The other maids are Flora’s friends who are aware of a secret that may explain why Flora was killed, but it’s a secret they’re determined to keep.  The other maids’ relationship with Flora is something that’s hard to gauge so far as none of them seem particularly broken up about her death.  There were tears shed at the funeral, but afterward none of the women spare much a thought for her until Marisol questions them about it.  The most shaken up is Rosie who warns Marisol about the Powells before being hushed up by Carmen and Zoila, and I wonder if the lack of emotion they seem to have regarding Flora is due to some sense of self-preservation as well as being more concerned with their own issues which take priority over a murder mystery that none of them are in a position to solve.  Or maybe they just weren’t that close to her but bonded while gossiping about their employers. They’re very quick to embrace Marisol, just over their shared status as the help, and perhaps that was the case with Flora as well. 

From the jump it’s clear Marisol has ulterior motives for being there, from her clandestine attendance of Flora’s funeral to her questioning of the other maids about Flora’s murder, who she’s aware know more than what they’re telling.  Later we learn the waiter under suspicion for killing Flora is Marisol’s son, Eddie, which was surprising only because of how white he is.  Marisol’s obviously very aware of the people into whose orbit she’s placed herself in order to clear Eddie’s name, and she’s willing to manipulate anyone she has to into telling her what she needs to know.  It’s hard to tell how much of what’s an act and what’s actually Marisol at this point as the only honest interaction we saw was at the episode’s end, but I suspect that Marisol is manipulating everyone in her quest, including the other maids if need be.

Overflowing are the parallels between the maids and their employers.  Rosie (Dania Ramirez) works for vapid actress Peri who’s more concerned with having the title of ‘Attentive Mother’ than actually being one and is horrified at the thought of her son mistaking Rosie as his mother.  Meanwhile Rosie’s trying to get her own son, left in Mexico, stateside with her, a plight that Peri can’t sympathize with even after she sees Rosie crying after a phone call with him.

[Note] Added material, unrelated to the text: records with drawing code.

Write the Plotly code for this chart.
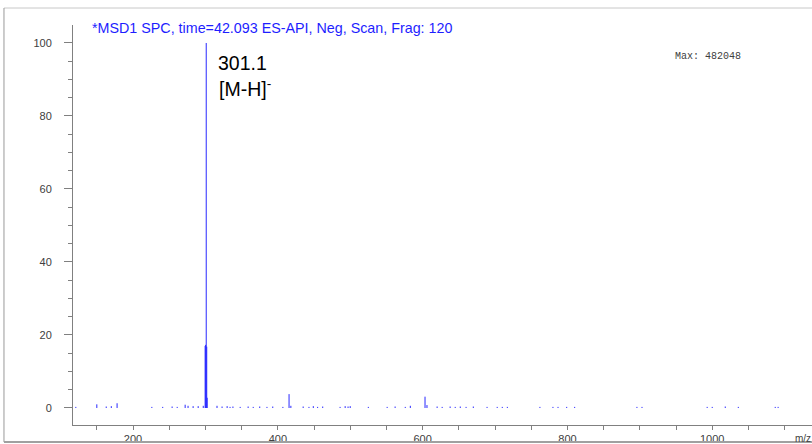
import plotly.graph_objects as go

# ---- data ----
mz = [121, 150, 163, 170, 178, 226, 241, 254, 261, 272, 276, 283, 290, 297,
      299.6, 300.3, 301.1, 301.8, 302.4,
      316, 323, 330, 334, 338, 348, 359, 366, 375, 385, 393, 407, 415.5, 418,
      435, 443, 449, 455, 462, 486, 493, 497, 500, 525, 551, 562, 576, 583,
      603.3, 606, 620, 627, 638, 645, 652, 660, 670, 689, 703, 710, 717,
      762, 780, 787, 799, 810, 896, 903, 993, 1000, 1018, 1036, 1087, 1091]
intensity = [0.3, 1.0, 0.4, 0.5, 1.3, 0.3, 0.3, 0.4, 0.3, 0.9, 0.6, 0.5, 0.5, 0.6,
             17.0, 17.3, 100, 16.8, 2.8,
             0.6, 0.4, 0.5, 0.3, 0.4, 0.3, 0.4, 0.3, 0.4, 0.3, 0.4, 0.3, 3.8, 0.6,
             0.4, 0.3, 0.5, 0.3, 0.4, 0.3, 0.5, 0.4, 0.5, 0.3, 0.3, 0.4, 0.3, 0.6,
             3.1, 0.8, 0.4, 0.3, 0.4, 0.3, 0.4, 0.3, 0.4, 0.3, 0.3, 0.3, 0.3,
             0.3, 0.3, 0.3, 0.3, 0.3, 0.3, 0.3, 0.3, 0.3, 0.4, 0.3, 0.3, 0.3]
x_ticks = [200, 400, 600, 800, 1000]
y_ticks = [0, 20, 40, 60, 80, 100]
title_text = "*MSD1 SPC, time=42.093 ES-API, Neg, Scan, Frag: 120"
max_text = "Max: 482048"
peak_label = "301.1"
ion_label = "[M-H]<sup>-</sup>"

# stick spectrum built from the data
xs, ys = [], []
for m, h in zip(mz, intensity):
    xs += [m, m, None]
    ys += [0, h, None]

fig = go.Figure()
fig.add_trace(go.Scatter(x=xs, y=ys, mode="lines",
                         line=dict(color="rgb(40,40,255)", width=1),
                         hoverinfo="skip", showlegend=False))

axis_gray = "#808080"
fig.update_layout(
    width=812, height=444,
    margin=dict(l=73, r=0, t=25, b=19),
    paper_bgcolor="white", plot_bgcolor="white",
    font=dict(family="Liberation Sans, Arial, sans-serif", size=11, color="#404040"),
    xaxis=dict(range=[117.1, 1137.8], showgrid=False, zeroline=False,
               showline=True, linecolor=axis_gray, linewidth=1,
               tickvals=x_ticks, ticks="outside", ticklen=4, tickcolor=axis_gray,
               minor=dict(dtick=50, tick0=0, ticks="outside", ticklen=4, tickcolor=axis_gray),
               tickfont=dict(size=11, color="#404040")),
    yaxis=dict(range=[-4.66, 104.93], showgrid=False, zeroline=False,
               showline=True, linecolor=axis_gray, linewidth=1,
               tickvals=y_ticks, ticks="outside", ticklen=8, tickcolor=axis_gray,
               ticklabelstandoff=10,
               minor=dict(dtick=5, tick0=0, ticks="outside", ticklen=4, tickcolor=axis_gray),
               tickfont=dict(size=11, color="#404040")),
)

# outer frame
fig.add_shape(type="line", xref="paper", yref="paper", x0=-0.0934, x1=1.0, y0=1.0425, y1=1.0425,
              line=dict(color="#c8c8c8", width=1))
fig.add_shape(type="line", xref="paper", yref="paper", x0=-0.0934, x1=-0.0934, y0=1.0425, y1=-0.0425,
              line=dict(color="#999999", width=1))
fig.add_shape(type="line", xref="paper", yref="paper", x0=-0.0934, x1=1.0, y0=-0.0425, y1=-0.0425,
              line=dict(color="#a0a0a0", width=2))

fig.add_annotation(text=title_text, xref="paper", yref="paper", x=0.0230, y=0.9925,
                   xanchor="left", yanchor="middle", showarrow=False,
                   font=dict(size=14.3, color="#1e1eff", family="Liberation Sans, Arial, sans-serif"))
fig.add_annotation(text=peak_label, xref="paper", yref="paper", x=0.194, y=0.905,
                   xanchor="left", yanchor="middle", showarrow=False,
                   font=dict(size=19.5, color="black"))
fig.add_annotation(text=ion_label, xref="paper", yref="paper", x=0.195, y=0.842,
                   xanchor="left", yanchor="middle", showarrow=False,
                   font=dict(size=19.5, color="black"))
fig.add_annotation(text=max_text, xref="paper", yref="paper", x=0.8115, y=0.92,
                   xanchor="left", yanchor="middle", showarrow=False,
                   font=dict(size=10, color="#404040", family="Liberation Mono, Courier New, monospace"))
fig.add_annotation(text="m/z", xref="paper", yref="paper", x=0.974, y=-0.033,
                   xanchor="left", yanchor="middle", showarrow=False,
                   font=dict(size=10, color="#404040"))

fig.write_html("out.html", config={"displayModeBar": False},
               post_script="document.body.style.margin='0';document.body.style.padding='0';")
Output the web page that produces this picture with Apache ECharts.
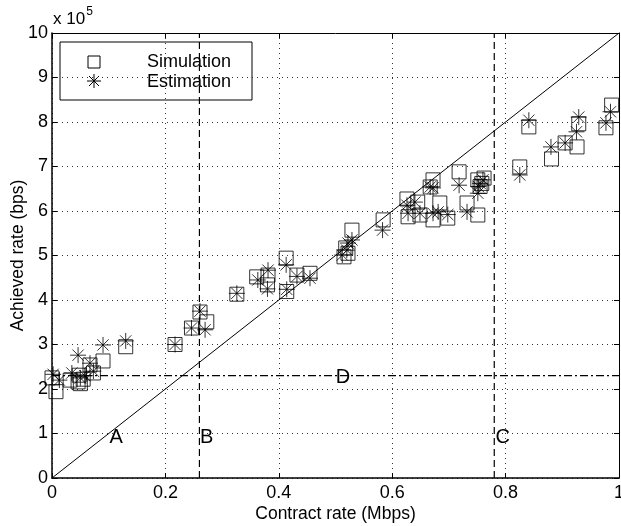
<!DOCTYPE html>
<html>
<head>
<meta charset="utf-8">
<script src="https://cdn.jsdelivr.net/npm/echarts@6/dist/echarts.min.js"></script>
<style>
  html, body { margin: 0; padding: 0; background: #fff; }
  #chart { width: 621px; height: 526px; }
</style>
</head>
<body>
<div id="chart"></div>
<script>
// Contract rate (Mbps) vs achieved rate (x 10^5 bps)
var simX = [0.000, 0.007, 0.032, 0.046, 0.048, 0.055, 0.050, 0.067, 0.073, 0.090, 0.130,
            0.217, 0.246, 0.261, 0.273, 0.326, 0.361, 0.381, 0.380, 0.413, 0.414, 0.432, 0.455,
            0.515, 0.518, 0.522, 0.529, 0.584, 0.626, 0.628, 0.649, 0.645, 0.672, 0.667, 0.672,
            0.684, 0.698, 0.718, 0.732, 0.751, 0.751, 0.758, 0.762, 0.755,
            0.825, 0.841, 0.881, 0.905, 0.926, 0.929, 0.977, 0.987];
var simY = [2.25, 1.94, 2.20, 2.16, 2.31, 2.22, 2.12, 2.54, 2.36, 2.63, 2.95,
            3.00, 3.37, 3.73, 3.51, 4.13, 4.52, 4.56, 4.34, 4.94, 4.19, 4.56, 4.60,
            4.97, 5.17, 5.05, 5.57, 5.80, 6.27, 5.87, 5.91, 6.20, 6.70, 6.54, 5.80,
            6.18, 5.84, 6.88, 6.18, 5.91, 6.70, 6.62, 6.74, 6.55,
            6.99, 7.89, 7.17, 7.53, 7.44, 7.96, 7.87, 8.38];
var estX = [0.002, 0.013, 0.035, 0.046, 0.050, 0.058, 0.067, 0.073, 0.090, 0.130,
            0.217, 0.246, 0.261, 0.270, 0.326, 0.363, 0.381, 0.380, 0.413, 0.414, 0.432, 0.455,
            0.512, 0.520, 0.522, 0.529, 0.583, 0.626, 0.628, 0.649, 0.640, 0.672, 0.667, 0.672,
            0.681, 0.698, 0.718, 0.732, 0.751, 0.755, 0.760, 0.752,
            0.825, 0.841, 0.880, 0.905, 0.925, 0.929, 0.977, 0.985];
var estY = [2.33, 2.20, 2.36, 2.76, 2.25, 2.30, 2.58, 2.40, 2.99, 3.08,
            3.00, 3.37, 3.75, 3.33, 4.15, 4.45, 4.67, 4.25, 4.79, 4.24, 4.53, 4.49,
            5.01, 5.12, 5.28, 5.35, 5.57, 6.13, 5.95, 5.95, 6.20, 6.52, 6.54, 5.95,
            5.98, 5.92, 6.58, 5.98, 6.40, 6.62, 6.70, 6.55,
            6.81, 8.04, 7.44, 7.53, 7.78, 8.11, 7.98, 8.23];

// reference lines
var diagX = [0, 1];
var diagY = [0, 10];
var lineB = 0.26;
var lineC = 0.78;
var lineD = 2.3;

// region letters
var regionNames = ['A', 'B', 'C', 'D'];
var regionX = [0.113, 0.273, 0.795, 0.513];
var regionY = [0.92, 0.92, 0.92, 2.25];

var xTicks = ['0', '0.2', '0.4', '0.6', '0.8', '1'];

var FONT = '"Liberation Sans", Arial, Helvetica, sans-serif';
var STAR = 'path://M0,-1L0,1M-1,0L1,0M-0.7071,-0.7071L0.7071,0.7071M-0.7071,0.7071L0.7071,-0.7071';

function pairs(xs, ys) { return xs.map(function (x, i) { return [x, ys[i]]; }); }

var chart = echarts.init(document.getElementById('chart'), null, { renderer: 'canvas' });

var gridLine = { show: true, lineStyle: { color: '#333', width: 1, type: [1, 4] } };

function legLine(x1, y1, x2, y2) {
  return { type: 'line', shape: { x1: x1, y1: y1, x2: x2, y2: y2 },
    style: { stroke: '#000', lineWidth: 1 } };
}

chart.setOption({
  animation: false,
  backgroundColor: '#fff',
  grid: { left: 52, right: 2, top: 33, bottom: 48, containLabel: false, outerBoundsMode: 'none' },
  xAxis: [{
    type: 'value', min: 0, max: 1, interval: 0.2,
    name: 'Contract rate (Mbps)', nameLocation: 'middle', nameGap: 27, nameMoveOverlap: false,
    nameTextStyle: { fontFamily: FONT, fontSize: 17.5, color: '#000' },
    axisLine: { show: true, onZero: false, lineStyle: { color: '#000', width: 1.5 } },
    axisTick: { show: true, inside: true, length: 5, lineStyle: { color: '#000' } },
    axisLabel: { fontFamily: FONT, fontSize: 18, color: '#000', margin: 6,
      formatter: function (v) { return xTicks[Math.round(v / 0.2)]; } },
    splitLine: gridLine
  }, {
    type: 'value', min: 0, max: 1, interval: 0.2, position: 'top',
    axisLine: { show: true, onZero: false, lineStyle: { color: '#000', width: 1 } },
    axisTick: { show: true, inside: true, length: 5, lineStyle: { color: '#000' } },
    axisLabel: { show: false }, splitLine: { show: false }
  }],
  yAxis: [{
    type: 'value', min: 0, max: 10, interval: 1,
    name: 'Achieved rate (bps)', nameLocation: 'middle', nameGap: 25, nameMoveOverlap: false,
    nameTextStyle: { fontFamily: FONT, fontSize: 17.5, color: '#000' },
    axisLine: { show: true, onZero: false, lineStyle: { color: '#000', width: 1.5 } },
    axisTick: { show: true, inside: true, length: 5, lineStyle: { color: '#000' } },
    axisLabel: { fontFamily: FONT, fontSize: 18, color: '#000', margin: 4 },
    splitLine: gridLine
  }, {
    type: 'value', min: 0, max: 10, interval: 1, position: 'right',
    axisLine: { show: true, onZero: false, lineStyle: { color: '#000', width: 1 } },
    axisTick: { show: true, inside: true, length: 5, lineStyle: { color: '#000' } },
    axisLabel: { show: false }, splitLine: { show: false }
  }],
  series: [
    {
      name: 'diagonal', type: 'line', data: pairs(diagX, diagY), symbol: 'none',
      lineStyle: { color: '#000', width: 1 }, z: 2, silent: true
    },
    {
      name: 'B', type: 'line', data: [[lineB, 0], [lineB, 10]], symbol: 'none',
      lineStyle: { color: '#000', width: 1.2, type: [7, 4] }, z: 2, silent: true
    },
    {
      name: 'C', type: 'line', data: [[lineC, 0], [lineC, 10]], symbol: 'none',
      lineStyle: { color: '#000', width: 1.2, type: [7, 4] }, z: 2, silent: true
    },
    {
      name: 'D', type: 'line', data: [[0, lineD], [1, lineD]], symbol: 'none',
      lineStyle: { color: '#000', width: 1.2, type: [8, 3, 2, 3] }, z: 2, silent: true
    },
    {
      name: 'Simulation', type: 'scatter', data: pairs(simX, simY),
      symbol: 'rect', symbolSize: 14,
      itemStyle: { color: 'rgba(0,0,0,0)', borderColor: '#000', borderWidth: 1 }, z: 3
    },
    {
      name: 'Estimation', type: 'scatter', data: pairs(estX, estY),
      symbol: STAR, symbolSize: 16,
      itemStyle: { color: 'rgba(0,0,0,0)', borderColor: '#000', borderWidth: 1 }, z: 4
    },
    {
      name: 'regions', type: 'scatter', symbol: 'circle', symbolSize: 0.5, silent: true, z: 5,
      itemStyle: { color: '#000', opacity: 1 },
      data: regionNames.map(function (n, i) { return { name: n, value: [regionX[i], regionY[i]] }; }),
      label: { show: true, position: 'inside', formatter: '{b}', opacity: 1,
        fontFamily: FONT, fontSize: 20, color: '#000', textBorderWidth: 0 }
    }
  ],
  graphic: [
    {
      type: 'text', x: 53, y: 6, z: 10,
      style: {
        text: '{a|x 10}{b|5}', fill: '#000',
        rich: {
          a: { fontFamily: FONT, fontSize: 17, fill: '#000', verticalAlign: 'bottom', lineHeight: 22 },
          b: { fontFamily: FONT, fontSize: 12, fill: '#000', verticalAlign: 'top', lineHeight: 22, padding: [0, 0, 12, 1] }
        }
      }
    },
    {
      type: 'group', x: 60, y: 42, z: 20,
      children: [
        { type: 'rect', shape: { x: 0, y: 0, width: 192, height: 58 },
          style: { fill: '#fff', stroke: '#000', lineWidth: 1 } },
        { type: 'rect', shape: { x: 28, y: 14, width: 12, height: 12 },
          style: { fill: 'none', stroke: '#000', lineWidth: 1 } },
        legLine(34, 32, 34, 46),
        legLine(27, 39, 41, 39),
        legLine(29, 34, 39, 44),
        legLine(29, 44, 39, 34),
        { type: 'text', x: 87, y: 20, style: { text: 'Simulation', fontFamily: FONT, fontSize: 18,
          fill: '#000', verticalAlign: 'middle' } },
        { type: 'text', x: 87, y: 40, style: { text: 'Estimation', fontFamily: FONT, fontSize: 18,
          fill: '#000', verticalAlign: 'middle' } }
      ]
    }
  ]
});
</script>
</body>
</html>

Carmen (Roselyn Sanchez) is looking to make it big as a singer while working for Alejandro Rubio, the only non-white employer we see and the only other Latino character besides the maids.  Both being Latino, they have a shared racial experience to fall back on, but that being said, Alejandro wasn’t incredibly nice to Carmen at their first meeting and seemed a little annoyed at her greeting him.  He’s obviously accomplished a lot, and Carmen admires him, but I wonder if Alejandro has ascended to a level on which he wouldn’t be concerned with helping his maid reach success.  The only person he seems moderately friendly to is white and European Odessa, Carmen’s supervisor of sorts.   Maybe Alejandro’s become, if not as race obsessed but as class oriented as his neighbors, and Carmen is just the maid to him.

Zoila and Valentina (Judy Reyes and Edy Ganem) are mother and daughter who work for mother and son Genevieve and Remi Delatour.  I can’t say that the Delatours are racist.  In fact, they may be the most benign of all the employers, but Valentina’s crush on Remi worries both Zoila and me.  I liked Valentina lot, as well as her ambition and resourcefulness, and I worry that this Remi thing is going to explode in her face.  It’s a Marc Cherry show so chances are there’s going to be some exploding and maybe some making out , but judging by what we’ve seen so far of the people on this show, these employers are self-obsessed. Remi and his mother were a little odd but decent.  Even if no harm is intended to Valentina, I wouldn’t be surprised to see some coming her way just out of pure ignorance and privilege on Remi’s part.

There’s a lot of comedy and potential for character development in the weekly employer shenanigans, but I’m looking forward to the other women getting on the same page with Marisol about finding out who killed Flora.  The only employers I’m even slightly interested in seeing more of are the Delatours, and that’s only because of the potential for Edy Ganem and Drew Van Acker to smush their faces together. If there’s no face smushing I’m going to be very disappointed.